SARASOTA, Fla. (WFLA) – Sarasota County Sheriff Tom Knight and Circuit Court Judge Charles Williams are at odds over allowing concealed weapons inside government offices.

The sheriff wants to allow concealed weapons into government buildings, but the judge is ordering him to stop.

Inside the Sarasota County Judicial Center, the security equipment sits unused. Sheriff Tom Knight recently removed his deputies from this security checkpoint.

Last month, State Senator Greg Steube tried to walk into the Clerk of Courts office with a concealed weapon, but was denied.

Steube argued that violates the Florida constitution. He said Section 790.06 of the Florida statutes says concealed weapons aren’t allowed in courtrooms, but Steube said they should be allowed in government offices.

Sheriff Knight agreed, and after consulting legal counsel, he removed deputies from security checkpoints.

In an email, Sheriff’s Office Senior Assistant General Counsel Patrick Duggan wrote, “People do not forgo their Second Amendment rights in order to conduct lawful government business.”

He added, “I question the constitutionality of screening people for concealed weapons without suspicion, when they can lawfully carry them with a permit to the locations.”

In response, Circuit Court Judge Charles Williams issued an administrative order, commanding Sheriff Knight to reinstate the deputies by 5 p.m. Monday, March 6.

Sheriff Knight responded saying he would not do so. Knight said the administrative order was “overreaching” and would order the sheriff “to act in a way that encroaches upon the second and fourth Amendment rights of citizens and exposes myself, and most importantly my deputies, to personal liability.”

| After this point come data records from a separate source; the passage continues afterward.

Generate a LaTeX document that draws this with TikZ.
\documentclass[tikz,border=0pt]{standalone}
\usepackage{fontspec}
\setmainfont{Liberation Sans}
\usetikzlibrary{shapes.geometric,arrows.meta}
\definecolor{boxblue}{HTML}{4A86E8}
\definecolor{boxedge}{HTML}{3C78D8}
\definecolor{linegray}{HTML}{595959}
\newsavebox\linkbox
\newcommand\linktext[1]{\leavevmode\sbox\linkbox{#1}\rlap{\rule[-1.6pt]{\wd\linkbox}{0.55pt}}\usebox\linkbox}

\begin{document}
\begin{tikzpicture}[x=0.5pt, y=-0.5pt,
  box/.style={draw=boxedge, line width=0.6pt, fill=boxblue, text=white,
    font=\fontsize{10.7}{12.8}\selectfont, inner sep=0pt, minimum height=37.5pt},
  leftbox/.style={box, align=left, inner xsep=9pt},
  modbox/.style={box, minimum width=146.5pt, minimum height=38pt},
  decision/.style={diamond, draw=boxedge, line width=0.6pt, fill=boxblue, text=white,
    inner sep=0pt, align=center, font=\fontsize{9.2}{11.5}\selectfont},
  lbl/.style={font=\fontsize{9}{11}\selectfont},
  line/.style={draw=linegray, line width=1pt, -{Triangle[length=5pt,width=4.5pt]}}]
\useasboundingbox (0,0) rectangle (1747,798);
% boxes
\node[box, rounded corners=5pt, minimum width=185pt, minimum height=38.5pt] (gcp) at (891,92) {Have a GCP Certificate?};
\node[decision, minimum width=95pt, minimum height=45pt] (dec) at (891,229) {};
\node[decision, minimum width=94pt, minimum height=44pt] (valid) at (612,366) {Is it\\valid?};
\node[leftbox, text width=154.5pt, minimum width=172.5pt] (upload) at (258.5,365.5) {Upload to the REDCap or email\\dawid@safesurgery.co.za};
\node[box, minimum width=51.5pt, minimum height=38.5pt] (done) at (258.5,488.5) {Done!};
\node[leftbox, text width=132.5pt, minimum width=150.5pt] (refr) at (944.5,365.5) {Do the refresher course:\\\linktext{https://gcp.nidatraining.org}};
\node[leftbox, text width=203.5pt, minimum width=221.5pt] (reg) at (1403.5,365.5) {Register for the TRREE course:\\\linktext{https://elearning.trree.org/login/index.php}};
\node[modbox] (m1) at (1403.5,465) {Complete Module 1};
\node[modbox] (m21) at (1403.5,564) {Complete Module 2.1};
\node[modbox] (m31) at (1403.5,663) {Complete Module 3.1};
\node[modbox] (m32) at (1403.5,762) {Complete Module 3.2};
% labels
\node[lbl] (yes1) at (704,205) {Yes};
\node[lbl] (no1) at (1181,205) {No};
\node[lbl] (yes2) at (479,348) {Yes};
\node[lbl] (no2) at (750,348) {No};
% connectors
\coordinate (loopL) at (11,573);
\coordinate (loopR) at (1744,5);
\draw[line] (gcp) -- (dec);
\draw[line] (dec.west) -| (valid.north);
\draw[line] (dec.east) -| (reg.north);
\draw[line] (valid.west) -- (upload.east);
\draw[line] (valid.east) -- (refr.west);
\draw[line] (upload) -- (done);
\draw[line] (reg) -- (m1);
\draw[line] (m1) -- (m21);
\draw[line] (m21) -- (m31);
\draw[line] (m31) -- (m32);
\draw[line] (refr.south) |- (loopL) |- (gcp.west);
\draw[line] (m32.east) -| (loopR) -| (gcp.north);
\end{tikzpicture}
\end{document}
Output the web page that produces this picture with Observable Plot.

“We believe it’s in violation of the constitution. And equally as important to the sheriff is the personal liability on his deputies, so if you’re a line level deputy out there, and you stop somebody, you could be sued in an individual capacity,” said Col. Kurt Hoffman with the Sarasota County Sheriff’s Office.

“Public funds cannot be used to defend those officers, so they’re going to have to pay for that out of their pocket. That’s some exposure the sheriff is not willing to take,” Hoffman added.

Senator Steube was shocked the circuit judge gave this new administrative order.

“I don’t view that order as lawful and I also view that as the judiciary writing law, which is not appropriate. It violates the separation of powers in our constitution,” said State Senator Greg Steube.

Sheriff Knight said he’s standing his ground, aware that he could be found in contempt of court.

“We’ve had several conversations and he’s prepared to do whatever is necessary to protect his people from personal liability and protect his citizens’ civil liberties,” said Col. Hoffman.

Senator Steube said it’s possible the judge could be fined or removed from office for making an unconstitutional administrative order.

The sheriff’s office is now asking the District Court of Appeals to weigh in on this issue, so the 12th Circuit Court will wait for the district judge’s answer.

Twelfth Judicial Circuit Court Administrator Walt Smith said in a statement: “The court recognizes the continuing obligation to protect citizens who are entering these buildings to conduct court business; therefore, the Twelfth Circuit Court is reviewing all of its courthouse locations to take reasonable and necessary steps to protect the public pending a resolution from the Appellate Court.”